Mohammad Amir and Virat Kohli share a light moment during the India-Pakistan match in Manchester.   -  AP


It is easy to stereotype Kohli and call him a brash Delhi lad. But there is more to him than his mountain of runs and occasional outburst. Perhaps he is looking inwards while supporting the rehabilitation of flawed players within the opposition ranks. Many summers ago, during his early days with Royal Challengers Bangalore, he bared his heart to a group of reporters at the ITC Gardenia hotel.

In a cozy room with windows revealing Bangalore's green canopies, Kohli spoke about how after leading India to an Under-19 World Cup triumph, the trappings of being an instant celebrity, caused him to indulge a bit. He soon realised that the game is supreme and had to be respected. There was a course correction, he became fitter, embraced fierce focus and proved that he had it in him to eventually move into the realm of greatness.
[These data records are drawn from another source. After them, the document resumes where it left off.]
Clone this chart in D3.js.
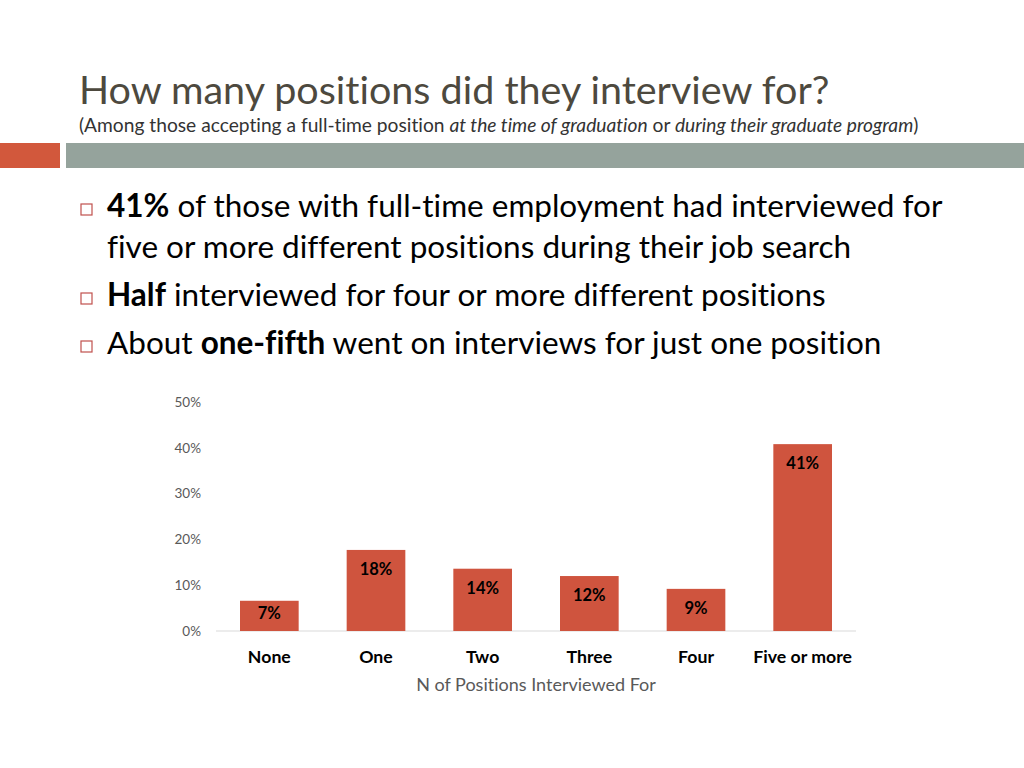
<!DOCTYPE html>
<html>
<head>
<meta charset="utf-8">
<script src="https://cdn.jsdelivr.net/npm/d3@7"></script>
<style>
  body { margin: 0; background: #fff; }
  svg { font-family: Lato, "Open Sans", sans-serif; font-variant-ligatures: none; }
  .axis { font-family: Lato, "Open Sans", sans-serif; }
  .axis path, .axis line { display: none; }
  .y.axis text { fill: #595959; font-size: 13.5px; }
  .x.axis text { fill: #000; font-size: 17.7px; font-weight: bold; }
  .bar { fill: #cf543e; }
  .baseline { stroke: #d9d9d9; stroke-width: 1; }
</style>
</head>
<body>
<div id="chart"></div>
<script>
var categories = ['None', 'One', 'Two', 'Three', 'Four', 'Five or more'];
var shares = [0.066, 0.177, 0.136, 0.12, 0.092, 0.408];
var yTicks = [0, 0.1, 0.2, 0.3, 0.4, 0.5];

var bullets = [
  [[{t: '41%', b: true}, {t: ' of those with full-time employment had interviewed for'}],
   [{t: 'five or more different positions during their job search'}]],
  [[{t: 'Half', b: true}, {t: ' interviewed for four or more different positions'}]],
  [[{t: 'About '}, {t: 'one-fifth', b: true}, {t: ' went on interviews for just one position'}]]
];

var _width = 1024, _height = 768,
  _margins = {top: 402, left: 216, right: 168, bottom: 137};

var svg = d3.select('#chart').append('svg')
  .attr('width', _width)
  .attr('height', _height);

// slide header
svg.append('text')
  .attr('x', 79).attr('y', 104)
  .attr('fill', '#4d493e')
  .style('font-size', '39.5px')
  .text('How many positions did they interview for?');

var sub = svg.append('text')
  .attr('x', 79).attr('y', 132)
  .attr('fill', '#333')
  .style('font-size', '19.2px');
sub.append('tspan').text('(Among those accepting a full-time position ');
sub.append('tspan').style('font-style', 'italic').text('at the time of graduation');
sub.append('tspan').text(' or ');
sub.append('tspan').style('font-style', 'italic').text('during their graduate program');
sub.append('tspan').text(')');

svg.append('rect')
  .attr('x', 0).attr('y', 143).attr('width', 60).attr('height', 25)
  .attr('fill', '#d2583c');
svg.append('rect')
  .attr('x', 66).attr('y', 143).attr('width', _width - 66).attr('height', 25)
  .attr('fill', '#95a39c');

// bullet list
var lineY = 217;
bullets.forEach(function (item) {
  svg.append('rect')
    .attr('x', 81).attr('y', lineY - 13).attr('width', 11).attr('height', 11)
    .attr('fill', 'none').attr('stroke', '#c0504d').attr('stroke-width', 1.2);
  item.forEach(function (line, i) {
    var t = svg.append('text')
      .attr('x', 107).attr('y', lineY)
      .attr('fill', '#000')
      .style('font-size', '31.5px');
    line.forEach(function (part) {
      t.append('tspan')
        .style('font-weight', part.b ? 'bold' : 'normal')
        .text(part.t);
    });
    lineY += (i < item.length - 1) ? 41 : 0;
  });
  lineY += 48;
});

// chart
var qw = _width - _margins.left - _margins.right,
  qh = _height - _margins.top - _margins.bottom;

var x = d3.scaleBand().domain(categories).range([0, qw]).paddingInner(0.45).paddingOuter(0.225);
var y = d3.scaleLinear().domain([0, 0.5]).range([qh, 0]);

var g = svg.append('g')
  .attr('transform', 'translate(' + _margins.left + ',' + _margins.top + ')');

g.append('g')
  .attr('class', 'y axis')
  .attr('transform', 'translate(-10,0)')
  .call(d3.axisLeft(y).tickValues(yTicks).tickFormat(d3.format('.0%')).tickSize(0).tickPadding(5))
  .attr('font-family', null)
  .selectAll('text').attr('dy', '0.32em');

g.append('line')
  .attr('class', 'baseline')
  .attr('x1', 0).attr('x2', qw)
  .attr('y1', y(0)).attr('y2', y(0));

g.selectAll('rect.bar')
  .data(shares)
  .enter().append('rect')
  .attr('class', 'bar')
  .attr('x', function (d, i) { return x(categories[i]); })
  .attr('y', function (d) { return y(d); })
  .attr('width', x.bandwidth())
  .attr('height', function (d) { return y(0) - y(d); });

// labels sit inside the top of the bar, pulled up on short bars
g.selectAll('text.val')
  .data(shares)
  .enter().append('text')
  .attr('class', 'val')
  .attr('x', function (d, i) { return x(categories[i]) + x.bandwidth() / 2; })
  .attr('y', function (d) { return y(d) + Math.min(25, (y(0) - y(d)) * 0.6); })
  .attr('text-anchor', 'middle')
  .style('font-size', '16.5px')
  .style('font-weight', 'bold')
  .attr('fill', '#000')
  .text(d3.format('.0%'));

g.append('g')
  .attr('class', 'x axis')
  .attr('transform', 'translate(0,' + qh + ')')
  .call(d3.axisBottom(x).tickSize(0).tickPadding(19))
  .attr('font-family', null);

svg.append('text')
  .attr('x', _margins.left + qw / 2)
  .attr('y', 691)
  .attr('text-anchor', 'middle')
  .attr('fill', '#595959')
  .style('font-size', '18px')
  .text('N of Positions Interviewed For');
</script>
</body>
</html>
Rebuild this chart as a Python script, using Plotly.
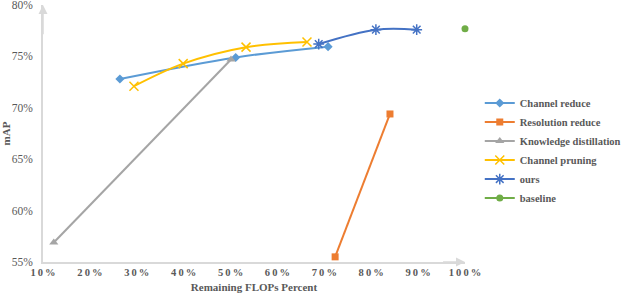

Kohli celebrates Vijay Shankar's first-ball wicket in the World Cup match against Pakistan in Manchester.   -  AP


Kohli isn’t perfect and none are. The manner in which Anil Kumble had to resign as India’s coach raised many questions. But barring that unsavoury segment and a few previous incidents in which his mannerisms bordered on the provocative, Kohli has mellowed down. In the current World Cup, he rightly toned down the hype around the encounter involving Pakistan, graciously said England could breach the 500-mark, and has shifted the limelight to his team-mates in press conferences.

A secure leader and a man in control over his emotions, augurs well for India, especially in a massive tournament where a cool head is the best antidote when fires rage all around.